Raphael Disguised Himself and the Cure Was Already in the Fish
An angel walked the road to Ecbatana as a hired guide and already knew how the journey would end. The young man beside him did not.
Table of Contents
The Stranger at the Gate
Nobody told Tobiyyah that his travel companion was an angel.
He was setting out from Nineveh on a journey to Media to collect a debt his blind father had deposited with a man named Gabael in the city of Rages. He needed a guide who knew the road. A man appeared. He gave his name as Azariah, said he was familiar with the route, agreed to the hire. Tobiyyah's father Tobit questioned him carefully about his lineage before the journey began. The stranger answered with calm particularity. He was lying about his name and his nature, but there was nothing false in his answers about where the road led and what the journey required.
The Fish and the Cure Packed in Advance
The first day, before they had gone far from Nineveh, a great fish leaped from the Tigris River and tried to swallow Tobiyyah's foot. Azariah told him to catch it and cut out the heart, liver, and gall. "Put them aside. They will be useful." Tobiyyah did this without knowing why. The rest of the fish they salted and took with them for food.
Azariah told him, as they traveled, that the smoke of the burning heart and liver will drive away any demon or evil spirit. And the gall, he said, will open the eyes of a man whose eyes are clouded by white films. Tobiyyah listened. He was carrying remedies for two people whose conditions he did not yet know he would be treating. One of them was waiting in Ecbatana. One of them was at home in Nineveh, blind, not expecting a cure.
Sarah of Ecbatana
In Ecbatana lived Reuel and his daughter Sarah. She had been married seven times. Each husband had died on the wedding night, killed by the demon Asmodeus before the marriage could be completed. Her parents were afraid for any man who came to her. When Azariah told Tobiyyah that Sarah was his kinswoman under the law of Moses, and that he must marry her, Tobiyyah's fear was reasonable. He had heard the rumors. "Six men are dead already," he said. "Her parents have only one daughter. If I die too, I will kill my father with grief."
Azariah was not offering reassurance out of ignorance. He already knew how the night would end. He told Tobiyyah to burn the fish organs in the wedding chamber before anything else. The smoke would drive Asmodeus out. And it did. The demon fled to the remotest parts of Egypt, where Raphael later bound him.
The Errand Run While the Wedding Feast Continued
While Tobiyyah and Sarah married and the fourteen-day feast went forward, Azariah slipped away to Rages and collected Gabael's debt, the talent of silver Tobit had deposited there years before.

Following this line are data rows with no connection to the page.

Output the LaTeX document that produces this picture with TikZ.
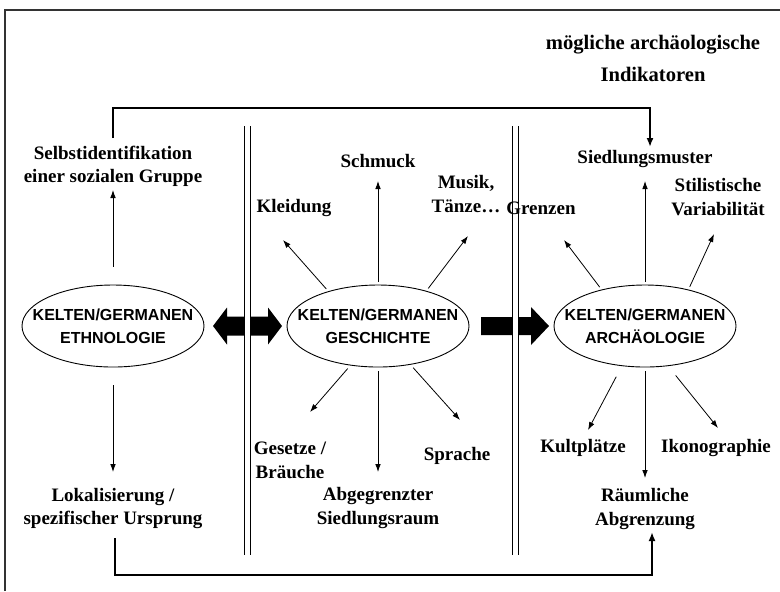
\documentclass[tikz,border=0pt]{standalone}
\usepackage{fontspec}
\setmainfont{Liberation Serif}
\newfontfamily\sansf{Liberation Sans}
\usetikzlibrary{arrows.meta,shapes.geometric}
\begin{document}
\begin{tikzpicture}[x=0.5pt,y=-0.5pt,
 lbl/.style={font=\fontsize{9.5}{11.8}\selectfont\bfseries, align=center, inner sep=0pt},
 ttl/.style={font=\fontsize{10.3}{14}\selectfont\bfseries, align=center, inner sep=0pt},
 ell/.style={draw, ellipse, line width=0.45pt, minimum width=91pt, minimum height=41pt, inner sep=0pt},
 etxt/.style={font=\sansf\fontsize{8}{11.6}\selectfont\bfseries, align=center, inner sep=0pt},
 arr/.style={-{Latex[length=4pt,width=2.8pt]}, line width=0.4pt},
 conn/.style={line width=1.3pt},
 connarr/.style={conn, -{Latex[length=4.5pt,width=3.5pt]}},
 dbl/.style={double, double distance=2.2pt, line width=0.6pt},
 frame/.style={line width=0.8pt, draw=black!80},
]
\useasboundingbox (0,0) rectangle (780,591);
% frame (top and left edges only)
\draw[frame] (5,591) -- (5,10) -- (780,10);

% title
\node[ttl] (title) at (653,58) {mögliche archäologische\\[2pt]Indikatoren};

% ellipses
\node[ell] (L) at (113,326) {};
\node[ell] (M) at (378,326) {};
\node[ell] (R) at (645,326) {};
\node[etxt] (Lt) at (L) {KELTEN/GERMANEN\\ETHNOLOGIE};
\node[etxt] (Mt) at (M) {KELTEN/GERMANEN\\GESCHICHTE};
\node[etxt] (Rt) at (R) {KELTEN/GERMANEN\\ARCHÄOLOGIE};

% block arrows
\fill (213,326) -- (227,307.5) -- (227,316.5) -- (268,316.5) -- (268,307.5) -- (282,326)
  -- (268,344.5) -- (268,335.5) -- (227,335.5) -- (227,344.5) -- cycle;
\fill (481,317) -- (531,317) -- (531,307) -- (549,326) -- (531,345) -- (531,335) -- (481,335) -- cycle;

% double separator lines
\coordinate (s1t) at (247.5,126); \coordinate (s1b) at (247.5,555);
\coordinate (s2t) at (515.5,126); \coordinate (s2b) at (515.5,555);
\draw[dbl] (s1t) -- (s1b);
\draw[dbl] (s2t) -- (s2b);

% left column labels
\node[lbl] (selb) at (113,166.5) {Selbstidentifikation\\einer sozialen Gruppe};
\node[lbl] (lok) at (113,508.5) {Lokalisierung /\\spezifischer Ursprung};

% middle labels
\node[lbl] (schmuck) at (378,161) {Schmuck};
\node[lbl] (kleid) at (294,208) {Kleidung};
\node[lbl] (musik) at (466,194) {Musik,\\Tänze…};
\node[lbl] (gesetze) at (290,460.5) {Gesetze /\\Bräuche};
\node[lbl] (abg) at (378,508) {Abgegrenzter\\Siedlungsraum};
\node[lbl] (sprache) at (457,456) {Sprache};

% right labels
\node[lbl] (sied) at (645,159) {Siedlungsmuster};
\node[lbl] (grenzen) at (541,208) {Grenzen};
\node[lbl] (stil) at (718,197) {Stilistische\\Variabilität};
\node[lbl] (kult) at (583,448) {Kultplätze};
\node[lbl] (raum) at (645,509) {Räumliche\\Abgrenzung};
\node[lbl] (ikon) at (716,448) {Ikonographie};

% arrow tips (named)
\coordinate (tSelb) at (113,190);
\coordinate (tLok) at (113,472);
\coordinate (tSchmuck) at (378,181);
\coordinate (tKleid) at (283,240);
\coordinate (tMusik) at (468,236);
\coordinate (tGes) at (310,412);
\coordinate (tAbg) at (378,472);
\coordinate (tSpr) at (460,420);
\coordinate (tSied) at (645,181);
\coordinate (tGren) at (564,240);
\coordinate (tStil) at (714,234);
\coordinate (tKult) at (588,430);
\coordinate (tRaum) at (645,478);
\coordinate (tIkon) at (718,428);

% thin arrows
\draw[arr, shorten <=9pt] (L.north) -- (tSelb);
\draw[arr, shorten <=9pt] (L.south) -- (tLok);
\draw[arr, shorten <=1.5pt] (M.north) -- (tSchmuck);
\draw[arr, shorten <=1.5pt] (M.145) -- (tKleid);
\draw[arr, shorten <=1.5pt] (M.36) -- (tMusik);
\draw[arr, shorten <=2pt] (M.235) -- (tGes);
\draw[arr, shorten <=2pt] (M.south) -- (tAbg);
\draw[arr, shorten <=2pt] (M.310) -- (tSpr);
\draw[arr, shorten <=1.5pt] (R.north) -- (tSied);
\draw[arr, shorten <=1.5pt] (R.140) -- (tGren);
\draw[arr, shorten <=1.5pt] (R.40) -- (tStil);
\draw[arr, shorten <=6pt] (R.240) -- (tKult);
\draw[arr, shorten <=2pt] (R.south) -- (tRaum);
\draw[arr, shorten <=6pt] (R.300) -- (tIkon);

% thick connectors
\coordinate (c1) at (113,138);
\coordinate (c2) at (650,147);
\draw[connarr] (c1) -- (113,108) -| (c2);
\coordinate (c3) at (115,538);
\coordinate (c4) at (652,532);
\draw[connarr] (c3) -- (115,575) -| (c4);
\end{tikzpicture}
\end{document}
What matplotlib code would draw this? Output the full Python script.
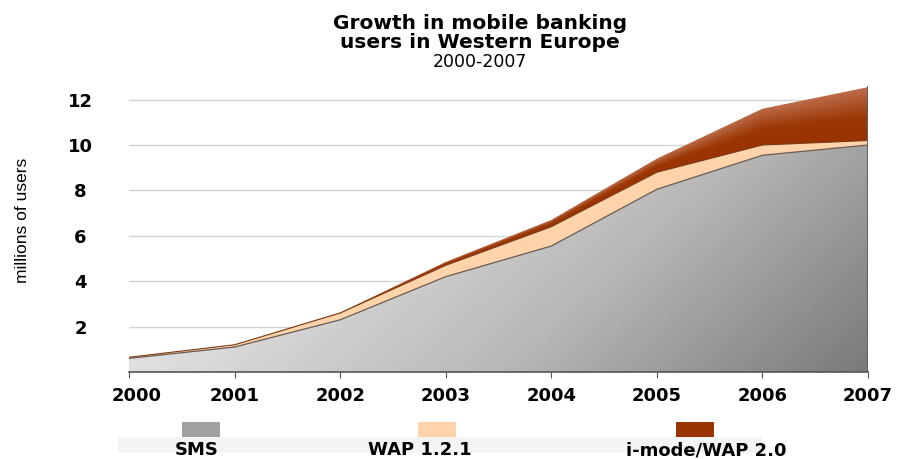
import numpy as np
import matplotlib.pyplot as plt
from matplotlib.patches import Rectangle
from matplotlib.colors import LinearSegmentedColormap
from matplotlib.transforms import ScaledTranslation

# Mobile banking users in Western Europe (millions), stacked by technology
years = [2000, 2001, 2002, 2003, 2004, 2005, 2006, 2007]
sms = [0.6, 1.1, 2.3, 4.2, 5.55, 8.05, 9.55, 10.0]
wap121 = [0.05, 0.1, 0.3, 0.5, 0.85, 0.75, 0.45, 0.2]
imode_wap20 = [0.0, 0.0, 0.02, 0.15, 0.3, 0.6, 1.6, 2.35]

series_names = ["SMS", "WAP 1.2.1", "i-mode/WAP 2.0"]
legend_colors = ["#a0a0a0", "#ffd4aa", "#993300"]

fig = plt.figure(figsize=(8.99, 4.59), dpi=100)
ax = fig.add_axes([0.1435, 0.1895, 0.822, 0.633])

x = np.array(years, dtype=float)
s1 = np.array(sms)
s2 = s1 + np.array(wap121)
s3 = s2 + np.array(imode_wap20)

ymax = 12.8
ax.set_xlim(years[0], years[-1])
ax.set_ylim(0, ymax)

# gridlines behind the areas
for g in [2, 4, 6, 8, 10, 12]:
    ax.axhline(g, color="#d4d4d4", lw=1.0, zorder=0)

# pixel grid in data units for the gradient images
n = 400
gx, gy = np.meshgrid(np.linspace(x[0], x[-1], n), np.linspace(0, ymax, n))


def shaded_band(lower, upper, cmap, val, z):
    poly = ax.fill_between(x, lower, upper, facecolor="none", edgecolor="none", zorder=z)
    img = ax.imshow(val, cmap=cmap, extent=[x[0], x[-1], 0, ymax], aspect="auto",
                    origin="lower", zorder=z, vmin=0, vmax=1, interpolation="bilinear")
    img.set_clip_path(poly.get_paths()[0], ax.transData)


# SMS: light at upper left, darker to the lower right
grey = LinearSegmentedColormap.from_list(
    "grey", [(0.0, "#f0f0f0"), (0.3, "#e0e0e0"), (0.65, "#b8b8b8"), (1.0, "#7a7a7a")])
dark = 0.7 * (gx - x[0]) / (x[-1] - x[0]) + 0.3 * (1 - gy / ymax)
shaded_band(np.zeros_like(s1), s1, grey, dark, 1)

ax.fill_between(x, s1, s2, facecolor="#ffd4aa", edgecolor="none", zorder=1)

# i-mode/WAP 2.0: lighter towards the top of its band
rust = LinearSegmentedColormap.from_list(
    "rust", [(0.0, "#993300"), (0.45, "#9c3806"), (1.0, "#bd6d4a")])
lo = np.interp(gx[0], x, s2)
hi = np.interp(gx[0], x, s3)
frac = np.clip((gy - lo) / np.maximum(hi - lo, 1e-6), 0, 1)
shaded_band(s2, s3, rust, frac, 1)

# thin outlines along the top of each band
ax.plot(x, s1, color="#6b5a50", lw=0.9, zorder=2)
ax.plot(x, s2, color="#7a3a18", lw=0.8, zorder=2)
ax.plot([x[-1], x[-1]], [0, s3[-1]], color="#606060", lw=1.4, zorder=2)

for side in ["left", "right", "top"]:
    ax.spines[side].set_visible(False)
ax.spines["bottom"].set_color("#555555")
ax.spines["bottom"].set_linewidth(1.2)
ax.spines["bottom"].set_zorder(3)

ax.set_xticks(years)
ax.set_xticklabels([str(y) for y in years], fontsize=13, fontweight="bold")
ax.set_yticks([2, 4, 6, 8, 10, 12])
ax.set_yticklabels(["2", "4", "6", "8", "10", "12"], fontsize=13, fontweight="bold")
ax.tick_params(axis="x", length=4, color="#555555", pad=7)
ax.tick_params(axis="y", length=0, pad=35)
for lab in ax.get_yticklabels():
    lab.set_horizontalalignment("center")
first = ax.get_xticklabels()[0]
first.set_transform(first.get_transform() + ScaledTranslation(8 / 100, 0, fig.dpi_scale_trans))

fig.text(0.025, 0.52, "millions of users", rotation=90, ha="center", va="center",
         fontsize=12.5, family=["Liberation Sans Narrow", "Liberation Sans"])

fig.text(0.534, 0.949, "Growth in mobile banking", ha="center", va="center",
         fontsize=14.5, fontweight="bold")
fig.text(0.534, 0.908, "users in Western Europe", ha="center", va="center",
         fontsize=14.5, fontweight="bold")
fig.text(0.534, 0.866, "2000-2007", ha="center", va="center", fontsize=12.5)

# legend: faint band behind labels, swatches above
fig.patches.append(Rectangle((0.131, 0.013), 0.717, 0.035, transform=fig.transFigure,
                             facecolor="#f4f4f4", edgecolor="none", zorder=0))
sw_x = [0.2025, 0.465, 0.752]
lab_x = [0.219, 0.467, 0.786]
for i in range(3):
    fig.patches.append(Rectangle((sw_x[i], 0.048), 0.042, 0.033, transform=fig.transFigure,
                                 facecolor=legend_colors[i], edgecolor="none"))
    fig.text(lab_x[i], 0.019, series_names[i], ha="center", va="center",
             fontsize=13, fontweight="bold")

fig.savefig("out.png", dpi=100)
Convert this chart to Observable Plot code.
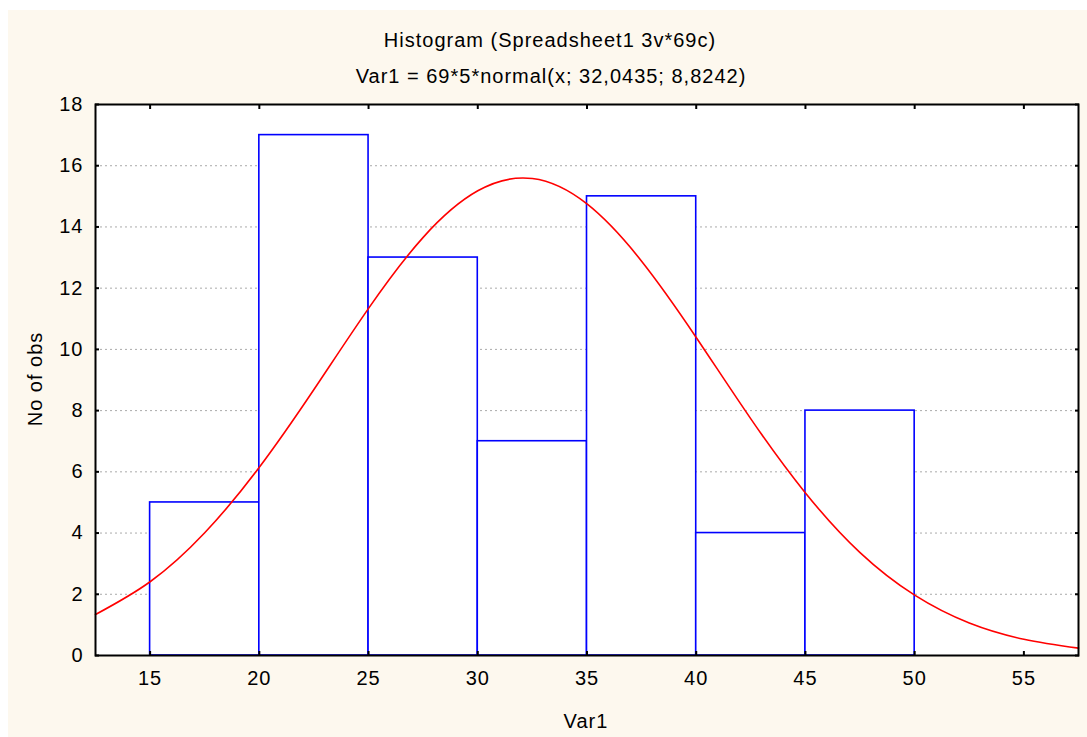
<!DOCTYPE html>
<html>
<head>
<meta charset="utf-8">
<script src="https://cdn.jsdelivr.net/npm/d3@7"></script>
<script src="https://cdn.jsdelivr.net/npm/@observablehq/plot@0.6"></script>
<style>
  html, body { margin: 0; padding: 0; background: #ffffff; }
  #wrap { position: relative; width: 1087px; height: 737px; overflow: hidden; font-family: "Liberation Sans", Arial, sans-serif; }
  #bg { position: absolute; left: 8px; top: 10px; right: 0; bottom: 0; background: #fdf8ee; }
  .t { position: absolute; color: #000; font-size: 20px; letter-spacing: 1px; white-space: nowrap; transform: translate(-50%, -50%); }
  #chart { position: absolute; left: 0; top: 0; }
</style>
</head>
<body>
<div id="wrap">
  <div id="bg"></div>
  <div id="chart"></div>
  <div class="t" style="left:550px; top:40px;">Histogram (Spreadsheet1 3v*69c)</div>
  <div class="t" style="left:551px; top:76px;">Var1 = 69*5*normal(x; 32,0435; 8,8242)</div>
  <div class="t" style="left:586px; top:721px;">Var1</div>
  <div class="t" style="left:35px; top:379px; transform: translate(-50%, -50%) rotate(-90deg);">No of obs</div>
</div>
<script>
// Histogram bins (lower edge, upper edge) and counts
const binLo = [15, 20, 25, 30, 35, 40, 45];
const binHi = [20, 25, 30, 35, 40, 45, 50];
const counts = [5, 17, 13, 7, 15, 4, 8];

// Fitted normal curve
const curveX = [12.5, 15, 17.5, 20, 22.5, 25, 27.5, 30, 32.5, 35, 37.5, 40, 42.5, 45, 47.5, 50, 52.5, 55, 57.5];
const curveY = [1.34, 2.41, 4.01, 6.15, 8.69, 11.34, 13.66, 15.18, 15.58, 14.75, 12.88, 10.39, 7.73, 5.31, 3.36, 1.97, 1.06, 0.53, 0.24];

const xTicks = [15, 20, 25, 30, 35, 40, 45, 50, 55];
const yTicks = [0, 2, 4, 6, 8, 10, 12, 14, 16, 18];

const bars = binLo.map((lo, i) => ({ x1: lo, x2: binHi[i], y: counts[i] }));
const curve = curveX.map((x, i) => ({ x, y: curveY[i] }));

const chart = Plot.plot({
  width: 1087,
  height: 737,
  marginLeft: 95,
  marginRight: 9,
  marginTop: 104,
  marginBottom: 82,
  style: { background: "transparent", fontFamily: "Liberation Sans, Arial, sans-serif", fontSize: "20px", letterSpacing: "1px", color: "#000" },
  x: { domain: [12.5, 57.5] },
  y: { domain: [0, 18] },
  marks: [
    Plot.frame({ fill: "white", stroke: null }),
    Plot.gridY(yTicks.slice(1, -1), { stroke: "#aaaaaa", strokeOpacity: 1, strokeDasharray: "2,3", strokeWidth: 1 }),
    Plot.rectY(bars, { x1: "x1", x2: "x2", y: "y", fill: "white", stroke: "#0000ff", strokeWidth: 1.6 }),
    Plot.line(curve, { x: "x", y: "y", stroke: "#ff0000", strokeWidth: 1.6, curve: "natural" }),
    Plot.frame({ stroke: "#000", strokeWidth: 2 }),
    Plot.axisX(xTicks, { anchor: "bottom", tickSize: -4, tickPadding: 19, label: null, fontSize: 20, strokeWidth: 2 }),
    Plot.axisX(xTicks, { anchor: "top", tickSize: -4, text: null, label: null, strokeWidth: 2 }),
    Plot.axisY(yTicks, { anchor: "left", tickSize: -4, tickPadding: 16, label: null, fontSize: 20, strokeWidth: 2 }),
    Plot.axisY(yTicks, { anchor: "right", tickSize: -4, text: null, label: null, strokeWidth: 2 })
  ]
});
document.getElementById("chart").appendChild(chart);
</script>
</body>
</html>
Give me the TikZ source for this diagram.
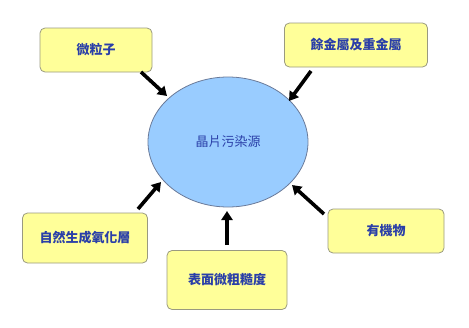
\documentclass[tikz,border=0pt]{standalone}
\usepackage{fontspec}
\newfontfamily\cjk{Noto Sans CJK TC}
\usetikzlibrary{arrows.meta,shapes.geometric}
\definecolor{boxfill}{HTML}{FFFF99}
\definecolor{boxline}{HTML}{9A9A80}
\definecolor{ellfill}{HTML}{99CCFF}
\definecolor{ellline}{HTML}{6A7A99}
\definecolor{txtblue}{HTML}{2A3FA8}
\begin{document}
\begin{tikzpicture}[x=1pt,y=-1pt,
  srcbox/.style={draw=boxline,line width=0.8pt,fill=boxfill,rounded corners=5pt,inner sep=0pt,
    font=\cjk\bfseries\fontsize{13}{15}\selectfont,text=txtblue},
  bigarrow/.style={line width=3.6pt,-{Triangle[length=9pt,width=11pt]}}]
\useasboundingbox (0,0) rectangle (469,327);
\node[draw=ellline,line width=0.8pt,fill=ellfill,ellipse,minimum width=160pt,minimum height=130pt,
  inner sep=0pt,font=\cjk\fontsize{13}{15}\selectfont,text=txtblue] (src) at (228,142) {晶片污染源};
\node[srcbox,minimum width=112pt,minimum height=44pt] (a) at (96,50) {微粒子};
\node[srcbox,minimum width=143pt,minimum height=44pt] (b) at (356,45) {餘金屬及重金屬};
\node[srcbox,minimum width=125pt,minimum height=50pt] (c) at (85,238) {自然生成氧化層};
\node[srcbox,minimum width=120pt,minimum height=59pt] (d) at (227,280) {表面微粗糙度};
\node[srcbox,minimum width=116pt,minimum height=44pt] (e) at (386,231) {有機物};
\coordinate (a1) at (141,72); \coordinate (a2) at (167,96);
\coordinate (b1) at (311,71); \coordinate (b2) at (289,101);
\coordinate (c1) at (138,209); \coordinate (c2) at (161,182);
\coordinate (d1) at (227,245); \coordinate (d2) at (227,211);
\coordinate (e1) at (324,214); \coordinate (e2) at (292,185);
\draw[bigarrow] (a1) -- (a2);
\draw[bigarrow] (b1) -- (b2);
\draw[bigarrow] (c1) -- (c2);
\draw[bigarrow] (d1) -- (d2);
\draw[bigarrow] (e1) -- (e2);
\end{tikzpicture}
\end{document}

He brought Gabael back for the celebration. He retrieved the money, attended the wedding, kept everything moving. He was running a mission with multiple objectives simultaneously, and none of the people around him understood the scope of what was being managed on their behalf.
The Revelation After the Work Was Done
Only when everything was resolved did the angel speak plainly. Tobiyyah had healed his father's blindness with the fish gall, smearing it on the closed eyes and peeling away the white films. Tobit had wept with relief, had seen his son's face for the first time in years. When Tobiyyah and Tobit tried to pay their guide, Azariah refused. He told them to bless God. Then he said: "I am Raphael, one of the seven angels who stand in the presence of God's glory."
The announcement came after every task was completed. The demon was bound. The blindness was healed. The silver was recovered. The marriage was consummated. The name was spoken last, because names announce what work has already been done.